Ideologically, Ciotti is close to Laurent Wauquiez, the leader of the Republicans from 2017 to 2019. With the backing of the grassroots, Wauquiez tried to move the party to the right during his short tenure. Ultimately he was forced out by Republican grandees, the most virulent of whom was Pécresse, who accused him of a ‘porosity’ with Le Pen’s party. The bad blood remains among these factions, and earlier this year Ciotti was described by one Republican centrist as ‘Wauquiez, but worse’.
When he was elected leader of the Republicans, Wauquiez dared to tackle issues that the party had been ducking for years. But when he spoke about Islamism and immigration it angered the centrists; it also provoked the ire of the mainstream media. In one television exchange, Wauquiez told his inquisitors: ‘In order to please you, you expect me not to talk about immigration. That would leave the monopoly of discourse on immigration to the National Front…for too many years the right has capitulated, it has given up on certain themes’.
Such rhetoric went down well with the grassroots but not with the majority of the party’s MPs. Many had been opposed to his nomination from the start, even starting a social media campaign during the leadership race, ‘TSW’ or ‘Tout sauf Wauquiez’ (Anyone but Wauquiez).
Two years of bitter infighting at a time when the party should have been working on a strategy to counter Macron resulted in a disastrous performance in the 2019 European elections, and Wauquiez quit as leader.

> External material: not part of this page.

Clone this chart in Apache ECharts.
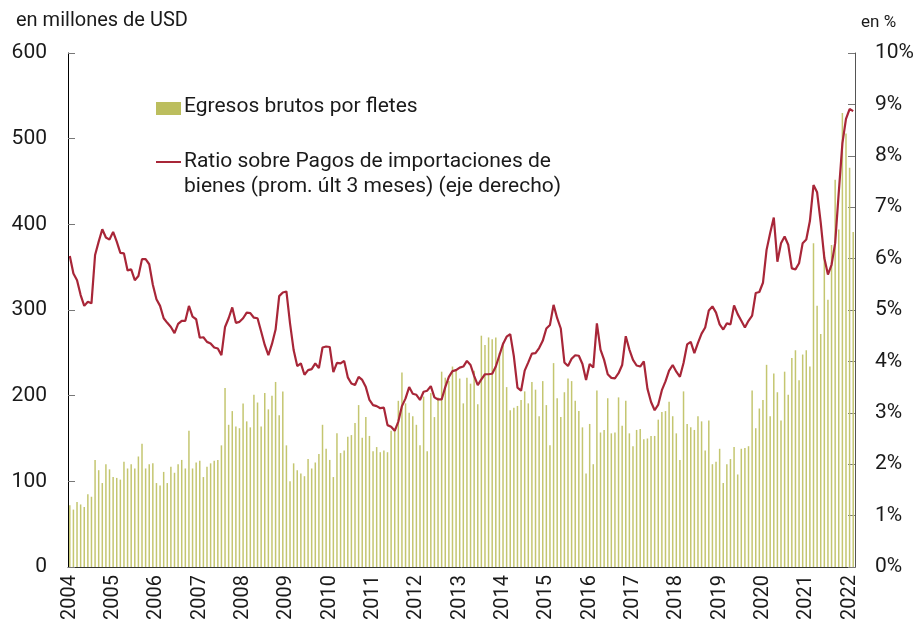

The centrists were triumphant. They were back in control. But they have now led the party to the edge of the cliff. Macron may be the man to give them the fatal push.
The signs are that, after his failure to win an absolute majority in the parliamentary elections, Macron is going to ally himself more with Le Pen’s National Rally than the left-wing Nupes. At the weekend the government announced a new immigration policy – the deportation of any foreigner convicted of a serious crime – which was welcomed by Le Pen, and one imagines, Laurent Wauquiez. With 89 MPs in the National Assembly, Le Pen’s National Rally has the opportunity in the next five years to become a credible political party, rather than the fringe far-right party commonly portrayed in the media. Such an outcome would be fatal to the Republicans.
The Tories would do well to reflect on the sorry state of the French centre-right in the coming weeks. Much of what worries the Republicans’ electoral base also troubles the Tories’: immigration, the culture wars and the economic implications of pursuing net zero. Boris Johnson won an 80-seat majority because voters assumed he would address these issues.
The next Conservative leader must have the courage to act or the party could go the same way as Les Républicains, particularly should Nigel Farage carry through with his threat to return to politics. Scoff at your peril. Who could have imagined as recently as 2017 that five years later Le Pen would have more MPs in the National Assembly than the party of Chirac and Sarkozy? Not a revolution to compare with previous French upheavals but a significant change to the country’s political landscapes.